On February 28, 2024, President Biden announced an Executive Order (“EO”) directing the Department of Justice (“DOJ”) to promulgate regulations that restrict or prohibit transactions involving certain bulk sensitive personal data or United States Government-related data and countries of concern or covered persons. As directed by the EO, on February 28, the DOJ published an Advance Notice of Proposed Rulemaking (“ANPRM”) on topics related to the implementation of the EO. The Ropes & Gray team provided detailed analysis on both the EO and ANPRM here.

Accompanying the EO, President Biden released a fact sheet summarizing the actions in the EO, but in the fact sheet’s last paragraph, President Biden urged Congress to pass comprehensive, bipartisan privacy legislation. Well, the House of Representatives took that instruction to heart (albeit without the “comprehensive” aspect). On March 20, the House of Representatives unanimously passed H.R. 7520, the Protecting Americans’ Data from Foreign Adversaries Act, 414-0.

While only limited to data brokers, companies should be aware that the prohibitions proposed in the bill are significantly more expansive than the similar data broker transaction prohibition contemplated in the ANPRM. As we highlighted in our previous analysis, it is a prudent time for businesses to assess their controls on international transfers of personal data and potentially add additional restrictions as necessary.

Bill Summary and Analysis

The bill, introduced on March 5 by Energy and Commerce Committee Ranking Member Frank Pallone makes it unlawful for a data broker to sell, license, rent, trade, transfer, release, disclose, provide access to, or otherwise make available the personally identifiable sensitive data of a United States individual to North Korea, the People’s Republic of China, Russia, and Iran or any entity controlled by those countries. Unlike the ANPRM, the bill does not specifically include Hong Kong or Macau and does not include Cuba or Venezuela.

The bill states that an entity is controlled by a foreign adversary if the entity is a foreign person that is domiciled in, headquartered in, has its principal place of business in, or organized under the laws of a foreign adversary country; owned directly or indirectly by a foreign person with at least a 20 percent stake; or a person subject to the direction or control of a foreign person. Critically, the ANPRM only applies to entities at least 50 percent owned directly or indirectly by a foreign person.

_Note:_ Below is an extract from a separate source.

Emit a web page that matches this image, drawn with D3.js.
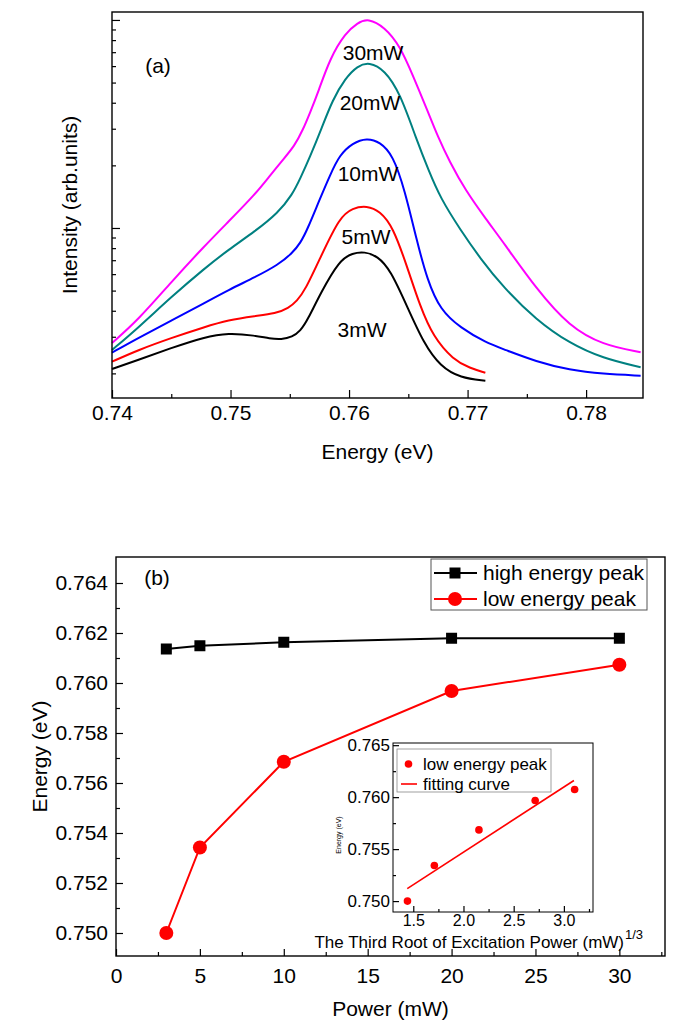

In the bill, data brokers include entities that make available data of U.S. individuals, that the entity did not collect directly from such individuals, to another entity, but does not include entities that: transmit data at the request of an individual; provide, maintain, or offer a product or service with respect to which personally identifiable sensitive data, or access to such data, is not the product or service; make available news or information that is available to the general public; or, are service providers. The ANPRM also proposes prohibiting data broker transactions and uses similar language to define data broker, but without the specific exemptions provided for in the bill.

Additionally, the bill includes at least 16 specifically enumerated types of sensitive data as well as any other data made available for the purpose of identifying the specifically enumerated types of sensitive data. The definition of sensitive data includes government-issued identifiers, health care information, financial information, biometric information, genetic information, precise geolocation information, private communications, account or device log-in credentials, sexual behavior information, calendar and address book information, phone or text logs, photos, audio recordings, videos, video content requests,  information about individuals under the age of 17, an individual’s race, color, ethnicity, or religion, online activities, and military status.

The bill’s definition is significantly more expansive than the definition of sensitive personal data in the ANPRM and does not contain a bulk data threshold trigger like the ANPRM.

Unlike the ANPRM, which contemplates creating and implementing a compliance and enforcement program modeled on the Treasury Department’s IEEPA-based economic sanctions, the bill proposes treating a violation of the bill as a violation of a rule defining an unfair or a deceptive act or practice under the Federal Trade Commission Act. Further, the bill does not propose any licensing regime or broad exemptions like those contained in the ANPRM. The bill would take effect 60 days after its enactment into law.

Conclusion

The bill now gets sent to the Senate, most likely the Senate Committee on Commerce, Science, and Transportation. Even though H.R. 7520 passed the House unanimously, there is no guarantee that the Senate will swiftly consider the legislation. However, companies that potentially engage in the above data transfers should closely follow any action taken in the Senate. The Ropes & Gray team will continue to monitor the bill closely.